I’m in deep in the revision process and I apologize for not checking in. I’ve gone through the book again, this time printed out and marking it up with my blue pencil. Seeing mistakes, redundancies, too much exposition. Incredible how the screen lies. I thought I was very close to being done, but reading the book on paper has made me aware of continuity issues I missed, superfluous scenes, the need to turn exposition into scenes, calibrating characters and their motivations, finding active verbs, but not too active. Making a simile better, a metaphor more apt. Reeling it in and going more wild. Finding the hard nut and the tender center. And the gleeful, merciless killing of darlings.

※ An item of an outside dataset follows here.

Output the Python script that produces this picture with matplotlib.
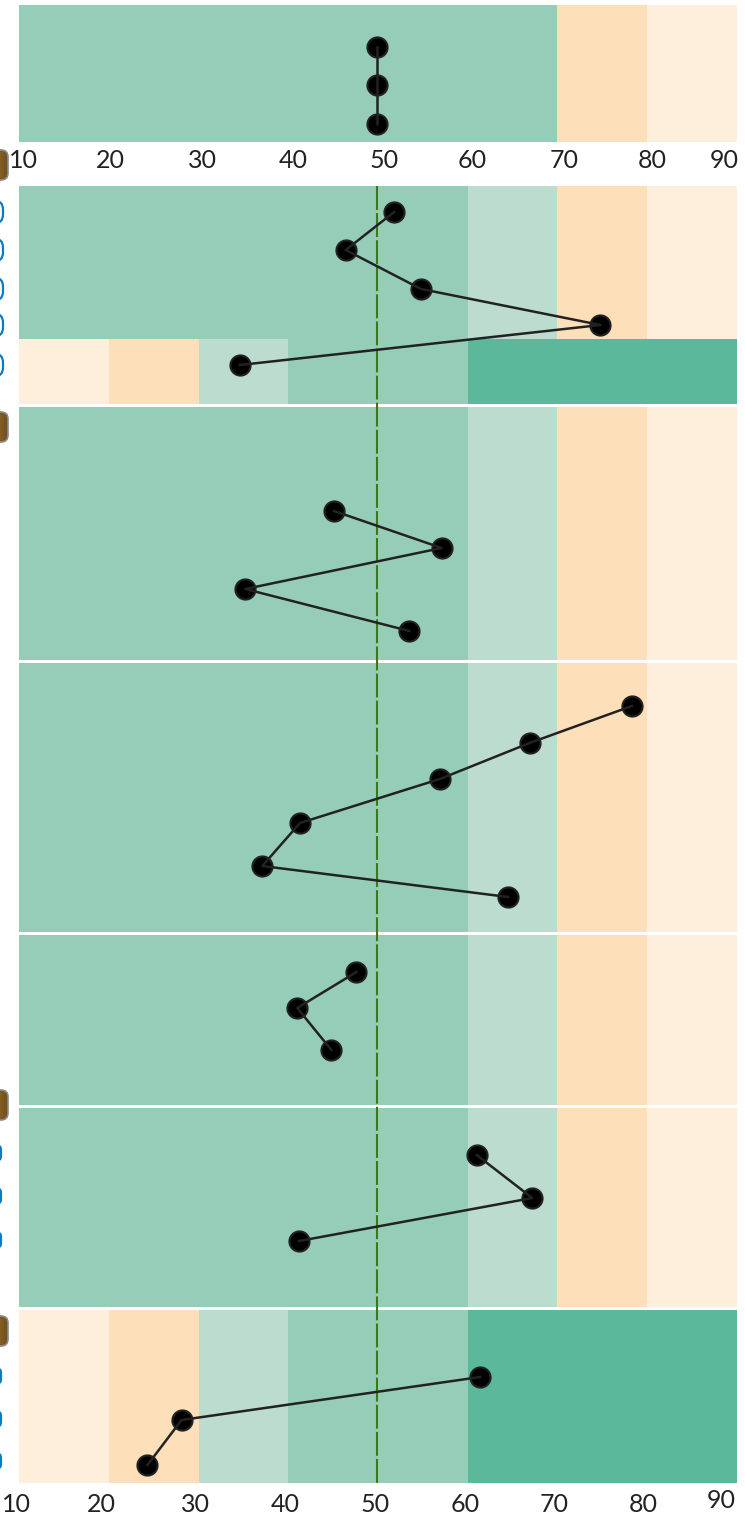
import numpy as np
import matplotlib
matplotlib.use("Agg")
import matplotlib.pyplot as plt
from matplotlib.patches import FancyBboxPatch
from matplotlib.colors import LinearSegmentedColormap

W, H = 745, 1515

# score series per panel
top_scores = [49.9, 49.9, 49.9]
b_scores = [51.8, 46.4, 54.8, 74.8, 34.6]
c_scores = [45.1, 57.1, 35.2, 53.5]
d_scores = [78.3, 66.9, 56.9, 41.3, 37.1, 64.5]
e_scores = [47.6, 41.0, 44.8]
f_scores = [61.0, 67.2, 41.2]
g_scores = [61.4, 28.1, 24.3]
reference_score = 49.9

tick_values = [10, 20, 30, 40, 50, 60, 70, 80, 90]

# colour bands
MID = "#96cdb9"
LIGHT = "#bbdccf"
DARK = "#5bb89a"
ORANGE = "#fddfba"
CREAM = "#feefdc"
high_good = [(10, 60, MID), (60, 70, LIGHT), (70, 80, ORANGE), (80, 90, CREAM)]
top_good = [(10, 70, MID), (70, 80, ORANGE), (80, 90, CREAM)]
low_good = [(10, 20, CREAM), (20, 30, ORANGE), (30, 40, LIGHT), (40, 60, MID), (60, 90, DARK)]

# layout in pixels
X10, PX_PER_UNIT = 19.2, 8.97
band_rows = [
    (5, 142, top_good),
    (186, 339, high_good),
    (339, 404, low_good),
    (407, 660, high_good),
    (663, 932, high_good),
    (935, 1105, high_good),
    (1108, 1307, high_good),
    (1310, 1483, low_good),
]
series = [
    (top_scores, [47, 85, 124]),
    (b_scores, [212, 250, 289, 325, 365]),
    (c_scores, [511, 548, 589, 631]),
    (d_scores, [706, 743, 779, 823, 866, 897]),
    (e_scores, [972, 1008, 1050]),
    (f_scores, [1155, 1198, 1241]),
    (g_scores, [1377, 1420, 1465]),
]
top_label_x = [23, 110, 202, 293, 384, 472, 564, 652, 724]
bottom_label_x = [16, 101, 195, 285, 375, 465, 554, 643, 721]
bottom_label_y = [1504, 1504, 1504, 1504, 1504, 1504, 1504, 1504, 1500]
icon_y = [165, 427, 1105, 1331]
pill_y_upper = [212, 250, 289, 325, 365]
pill_y_lower = [1153, 1196, 1240, 1376, 1419, 1461]

plt.rcParams["font.family"] = ["Lato", "DejaVu Sans"]

fig = plt.figure(figsize=(W / 100, H / 100), dpi=100)
ax = fig.add_axes([0, 0, 1, 1])
ax.set_xlim(10 - X10 / PX_PER_UNIT, 10 + (W - X10) / PX_PER_UNIT)
ax.set_ylim(H, 0)
ax.axis("off")

for y0, y1, bands in band_rows:
    for lo, hi, col in bands:
        ax.barh((y0 + y1) / 2, hi - lo, height=y1 - y0, left=lo, color=col, linewidth=0, zorder=1)

# reference line
ax.plot([reference_score, reference_score], [186, 1483], color="#3b7a12", lw=1.5, dashes=(11.5, 1.5), zorder=2)

for scores, ys in series:
    ax.plot(scores, ys, color="#222222", lw=1.8, zorder=4)
    ax.plot(scores, ys, ls="none", marker="o", ms=14.5, mfc="black", mec="#222222", mew=1.5, zorder=3)

to_x = lambda px: 10 + (px - X10) / PX_PER_UNIT
for v, px in zip(tick_values, top_label_x):
    ax.text(to_x(px), 161, str(v), ha="center", va="center", fontsize=18, color="#222222", zorder=5)
for v, px, py in zip(tick_values, bottom_label_x, bottom_label_y):
    ax.text(to_x(px), py, str(v), ha="center", va="center", fontsize=18, color="#222222", zorder=5)

# cut-off icons on the left edge, drawn in plain pixel coordinates
deco = fig.add_axes([0, 0, 1, 1], facecolor="none")
deco.axis("off")
brown = LinearSegmentedColormap.from_list("brown", ["#6f4e1e", "#96692b", "#a87a35"])
grad = np.linspace(1, 0, 40).reshape(1, -1)
for y in icon_y:
    box = FancyBboxPatch((-20, y - 15), 28, 30, boxstyle="round,pad=0,rounding_size=7",
                         fc="none", ec="#8a8a8a", lw=1.2, zorder=7)
    deco.add_patch(box)
    img = deco.imshow(grad, extent=(-20, 8, y + 15, y - 15), cmap=brown, aspect="auto", zorder=6)
    img.set_clip_path(box)
for y in pill_y_upper:
    deco.add_patch(FancyBboxPatch((-30, y - 11.5), 33, 23, boxstyle="round,pad=0,rounding_size=9",
                                  fc="white", ec="#0a7cc4", lw=1.6, zorder=6))
for y in pill_y_lower:
    deco.add_patch(FancyBboxPatch((-30, y - 8), 31, 16, boxstyle="round,pad=0,rounding_size=5",
                                  fc="white", ec="#0a7cc4", lw=1.6, zorder=6))
deco.set_xlim(0, W)
deco.set_ylim(H, 0)

fig.savefig("out.png", dpi=100)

So DCL Agency has officially moved offices. Every book I packed and unpacked told a separate story. How I met and wooed the author, or how they pursued me, how we edited the pages that became the proposal, how we sold the project (or didn’t), all the million details up to publication and then after. Every book is it own narrative of working together, all the underground behind the scenes between the lines. The highlights and blows, the shocking world of getting published and how it ain’t all it’s cracked up to be. How you have to make your fun. Memory lane littered with so many great moments of big and tiny successes. Shutes and ladders. Gratitude to all the authors who taught me so much about writing and life.
Just flew in from the coast. Always wanted to say that as if I had breakfast at the Four Seasons and midnight show at Whiskey-a -Go-Go. Actually, I did have breakfast at the Four Seasons. $24 yogurt and berries. Smoke and mirrors, Tesla Ubers. Pinkberry. The boulevard of broken dreams. I will die trying to make it in this town. I decided that I get to pick the windmills I tilt at. I got booted out of film school at NYU and my dream is to accept my Academy Award and say, thank you NYU for giving me the boot in 1978. Thanks publishing for 35 years of work with writers and books. Thank you Marc Lapadula and my small group at Yale. Thank you to my parents (look up to heaven). Thank you to my beautiful husband and daughter. My family and friends, Charles Manson. Brad Pitt and Plan B. The cast and crew. HBO thank you for believing in us and giving us total creative control.